Even though she has spent thousands of years creating illusions of love and sex for the benefit of her human conquests, A Hu-Li has never experienced the real deal herself, and falls energetically in love with Alexander after their first, appropriately bestial encounter. Alexander is delighted to have found what appears to be a soul-mate, while A Hu-Li considers it prudent to maintain discretion about her real age lest she give the poor fellow a heart attack.

His nature can sometimes ruin the most intimate moments: a brief whiff of A Hu-Li’s second-hand blouse is enough to tell the werewolf that ‘before you, it was worn by a middle-aged woman who used home-made eau-de-cologne made from Egyptian lotus extract … she diluted the extract with fake vodka. There’s a lot of fusel oil.’ The same highly developed sense of smell has prevented Alexander from adopting the cocaine habit that would otherwise seem de rigueur for a man of his position, as ‘from the first line I can tell how many hours the mule was carrying it up his ass on his way from Colombo to Minsk.’

As their relationship progresses, Alexander prompts our narrator to spend more and more time considering a theme that was already weighing on her mind: the ancient prophecy of the ’super-werewolf’. A Hu-Li herself is not inclined to take this myth at face value: in a letter to a fellow were-fox, E Hu-Li, she sternly insists that ‘no messiah will ever come to us were-creatures. But each of us can change ourselves by exceeding our own limits. That is the meaning of the expression ’super-werewolf’ - one who has passed beyond his own boundaries, exceeded himself. The super-werewolf does not come from the East or from the West, he appears from within.’ (E Hu-Li’s interest in the topic has been prompted by her husband, a certain Lord Cricket who combines a strong interest in occult matters with militancy on behalf of the Countryside Alliance. Another fox wearily reflects that ‘the members of the exploiting classes often resort to occultism in the attempt to find a justification for their own parasitic existence’.)

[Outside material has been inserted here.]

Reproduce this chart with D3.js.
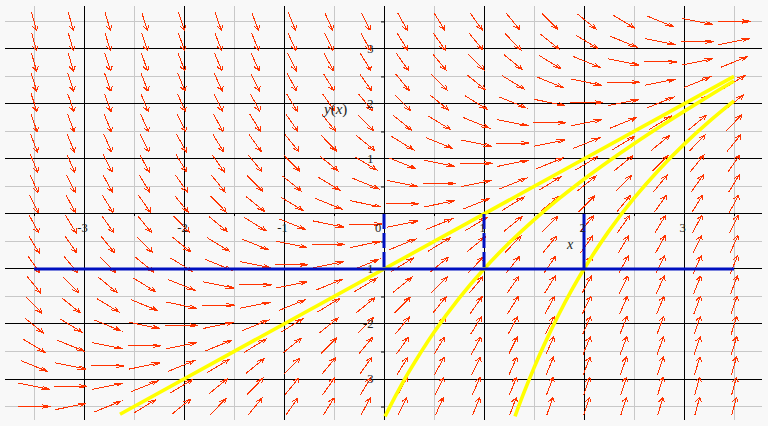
<!DOCTYPE html>
<html><head><meta charset="utf-8">
<script src="https://cdn.jsdelivr.net/npm/d3@7"></script>
<style>html,body{margin:0;padding:0;background:#f8f8f8;} svg{display:block;}</style>
</head><body><svg id="c" width="768" height="426"></svg>
<script>
// Direction field of dy/dx = x - y, sampled on a 20 x 20 grid
const fieldX = [-3.5,-3.132,-2.763,-2.395,-2.026,-1.658,-1.289,-0.921,-0.553,-0.184,0.184,0.553,0.921,1.289,1.658,2.026,2.395,2.763,3.132,3.5];
const fieldY = [-3.5,-3.132,-2.763,-2.395,-2.026,-1.658,-1.289,-0.921,-0.553,-0.184,0.184,0.553,0.921,1.289,1.658,2.026,2.395,2.763,3.132,3.5];
const slope = (x, y) => x - y;
const arrowLen = 0.33;

// Axis / grid values
const majorX = [-3,-2,-1,0,1,2,3];
const majorY = [-3,-2,-1,0,1,2,3];
const minorX = [-3.5,-2.5,-1.5,-0.5,0.5,1.5,2.5,3.5];
const minorY = [-3.5,-2.5,-1.5,-0.5,0.5,1.5,2.5,3.5];
const xTickVals = [-3,-2,-1,0,1,2,3];
const xTickLabels = ["-3","-2","-1","0","1","2","3"];
const yTickVals = [3,2,1,-1,-2,-3];
const yTickLabels = ["3","2","1","-1","-2","-3"];

// Solution curves
const curve1 = [[-2.64,-3.64],[3.5,2.5]];
const curve2 = [[0.01,-3.68],[0.1,-3.36],[0.25,-2.867],[0.5,-2.149],[0.75,-1.534],[1.0,-1.0],[1.25,-0.529],[1.5,-0.107],[1.75,0.278],[2.0,0.632],[2.25,0.963],[2.5,1.277],[2.75,1.576],[3.0,1.865],[3.25,2.145],[3.5,2.418]];
const curve3 = [[1.31,-3.677],[1.4,-3.244],[1.5,-2.797],[1.6,-2.384],[1.75,-1.818],[1.875,-1.39],[2.0,-1.0],[2.25,-0.308],[2.5,0.287],[2.75,0.805],[3.0,1.264],[3.25,1.677],[3.5,2.054]];
const curves = [curve1, curve2, curve3];

// Blue reference lines
const hLine = {y: -1, x0: -3.5, x1: 3.5};
const vLines = [{x: 0, y0: 0, y1: -1, dashed: true}, {x: 1, y0: 0, y1: -1, dashed: true}, {x: 2, y0: 0, y1: -1, dashed: false}];

const svg = d3.select("#c");
const x = d3.scaleLinear().domain([-3.79, 3.78]).range([5, 762]);
const y = d3.scaleLinear().domain([-3.745, 3.78]).range([420, 6]);
const [X0, X1] = x.domain(), [Y0, Y1] = y.domain();

svg.append("rect").attr("width",768).attr("height",426).attr("fill","#f8f8f8");

// grid
const g = svg.append("g").attr("shape-rendering","crispEdges");
g.selectAll(".mx").data(minorX).join("line").attr("x1",d=>x(d)).attr("x2",d=>x(d)).attr("y1",y(Y1)).attr("y2",y(Y0)).attr("stroke","#c8c8c8");
g.selectAll(".my").data(minorY).join("line").attr("class","my").attr("y1",d=>y(d)).attr("y2",d=>y(d)).attr("x1",x(X0)).attr("x2",x(X1)).attr("stroke","#c8c8c8");
g.selectAll(".Mx").data(majorX).join("line").attr("class","Mx").attr("x1",d=>x(d)).attr("x2",d=>x(d)).attr("y1",y(Y1)).attr("y2",y(Y0)).attr("stroke","#000");
g.selectAll(".My").data(majorY).join("line").attr("class","My").attr("y1",d=>y(d)).attr("y2",d=>y(d)).attr("x1",x(X0)).attr("x2",x(X1)).attr("stroke","#000");

// small axis ticks
const ax = svg.append("g").attr("transform",`translate(0,${y(0)})`).call(d3.axisBottom(x).tickValues(minorX).tickSize(2).tickFormat(""));
const ay = svg.append("g").attr("transform",`translate(${x(0)},0)`).call(d3.axisLeft(y).tickValues(minorY).tickSize(3).tickFormat(""));
[ax, ay].forEach(a => { a.select(".domain").remove(); a.selectAll("line").attr("stroke","#000"); });

// arrows
const pts = [];
fieldX.forEach(fx => fieldY.forEach(fy => pts.push([fx, fy])));
function arrowPath([cx, cy]) {
  const m = slope(cx, cy);
  const n = Math.sqrt(1 + m*m);
  const dx = 1/n, dy = m/n;
  const h = arrowLen/2;
  const p0 = [cx - dx*h, cy - dy*h], p1 = [cx + dx*h, cy + dy*h];
  const back = arrowLen*0.25, hw = 0.03;
  const b = [p1[0] - dx*back, p1[1] - dy*back];
  const q1 = [b[0] - dy*hw, b[1] + dx*hw], q2 = [b[0] + dy*hw, b[1] - dx*hw];
  const P = p => `${x(p[0]).toFixed(2)},${y(p[1]).toFixed(2)}`;
  return `M${P(p0)}L${P(p1)}M${P(q1)}L${P(p1)}L${P(q2)}`;
}
svg.append("g").attr("shape-rendering","crispEdges").selectAll("path").data(pts).join("path").attr("d", arrowPath)
  .attr("fill","none").attr("stroke","#ff3300").attr("stroke-width",1);

// solution curves
const line = d3.line().x(d=>x(d[0])).y(d=>y(d[1])).curve(d3.curveCatmullRom);
svg.append("g").selectAll("path").data(curves).join("path").attr("d", line)
  .attr("fill","none").attr("stroke","#ffff00").attr("stroke-width",3.6);

// blue lines
svg.append("line").attr("x1",x(hLine.x0)).attr("x2",x(hLine.x1)).attr("y1",y(hLine.y)).attr("y2",y(hLine.y))
  .attr("stroke","#0010c0").attr("stroke-width",3);
svg.append("g").selectAll("line").data(vLines).join("line")
  .attr("x1",d=>x(d.x)).attr("x2",d=>x(d.x)).attr("y1",d=>y(d.y0)).attr("y2",d=>y(d.y1))
  .attr("stroke","#0010c0").attr("stroke-width",3).attr("stroke-dasharray",d=>d.dashed?"15,4":null);

// labels
const font = "'Liberation Serif','Times New Roman',serif";
svg.append("g").selectAll("text").data(xTickVals).join("text")
  .attr("x",(d)=> d===0 ? x(d)-6 : x(d)-1.5).attr("y", y(0)+18.5)
  .attr("text-anchor","middle").attr("font-family",font).attr("font-size",12.5).attr("fill","#222")
  .text((d,i)=>xTickLabels[i]);
svg.append("g").selectAll("text").data(yTickVals).join("text")
  .attr("x", x(0)-10.5).attr("y", d=>y(d)+4)
  .attr("text-anchor","end").attr("font-family",font).attr("font-size",12.5).attr("fill","#222")
  .text((d,i)=>yTickLabels[i]);
const yl = svg.append("text").attr("x",324).attr("y",114).attr("font-family",font).attr("font-size",15).attr("fill","#222");
yl.append("tspan").attr("font-style","italic").text("y");
yl.append("tspan").text("(");
yl.append("tspan").attr("font-style","italic").text("x");
yl.append("tspan").text(")");
svg.append("text").attr("x",567).attr("y",249).attr("font-family",font).attr("font-size",14).attr("font-style","italic").attr("fill","#222").text("x");
</script></body></html>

But A Hu-Li begins to wonder if Alexander reads the legend with all the literal-mindedness that he displays when considering other matters. Staying in his apartment for the first time, she spots an art book with a striking picture of Fenrir, the giant wolf who is scheduled to kill Odin and eat the sun when the Norse end-times commence. Her anxiety is expressed in a passage that nicely illustrates Pelevin’s fondness for juxtaposing ancient mythology and modern pop culture:

‘I wanted to believe that Alexander didn’t identify too closely with this creature, that the yellow-eyed monster was simply an unattainable aesthetic ideal, something like a photo of Schwarzenegger hanging on the wall in a novice bodybuilder’s room.’

Despite the exhaustive knowledge of Western films and music which Pelevin clearly has at his command, it’s not clear if he is familiar with Buffy the Vampire Slayer. Assuming that Joss Wheedon’s creation has not made the journey east, Pelevin has happened across the same discovery made by Wheedon: namely, that the most hackneyed romantic subjects appear refreshingly novel when at least one of the doe-eyed lovers is not altogether human (Buffy’s cast also included a were-wolf, a teenage musician called Oz whose girlfriend dutifully guarded his cage every full moon brandishing a rifle loaded with tranquiliser darts). It only works, though, as long as we’re not offered a novelty freak-show display, and Pelevin sticks faithfully to that rule.

Alexander is determined to use his powers to further the glory of Russia, with an earnest dedication that A Hu-Li can only find baffling. He brings her to the Arctic north (A Hu-Li is impressed by the sight of a Calvin Klein boutique, ‘probably the most northerly outpost of lesser Calvinism in the world’) so she can watch him perform the incantations necessary to maintain Russia’s oil supply. After all, if the dollar itself is a mystical unit of exchange, why should it be surprising that the Russian economy demands occult intervention to generate export earnings? Later, when A Hu-Li finds Alexander’s deputy quoting from Why Globalisation Works by Martin Wolf, she can’t help wondering if the FT columnist and the World Bank apparatchiks James Wolfensohn and Paul Wolfowitz are part of the same tribe as the FSB’s lupine crew (he gives an enigmatic response, and it’s best that Pelevin leaves the gag hanging and quickly moves on).

The relationship between Alexander and A Hu-Li struggles to bear the strain of their contrasting world-views: his desire to serve cannot be reconciled with her longing for transcendence, although they help each other to achieve their goals along the way. As The Sacred Book of the Werewolf draws to a close, Pelevin takes a turn that will be familiar to readers of his work by now, shifting from political to philosophical concerns. This change of pace may not be entirely welcome for those enjoying the gleeful satire, but it is worth it for the climactic moment that blends Buddhist philosophy with Spielbergan melodrama. Pelevin manages the rare feat of delivering a touching finale with his tongue firmly in cheek.

Some of the critical notices Pelevin has received in the western press have saddled him with expectations barely less onerous than those of the super-werewolf: he has been acclaimed as ‘the saviour of the Russian novel’, not to mention ‘the future of the Russian novel’, and if his talent doesn’t fizzle out soon one can only imagine what will come next. It may be wise to let the dust settle for a while before trying to decide where Pelevin fits into the literary canon to which he makes so many cheeky references. For now, it’s surely more than enough to be able to say that this is a splendid novel, inventive, compelling and totally unique.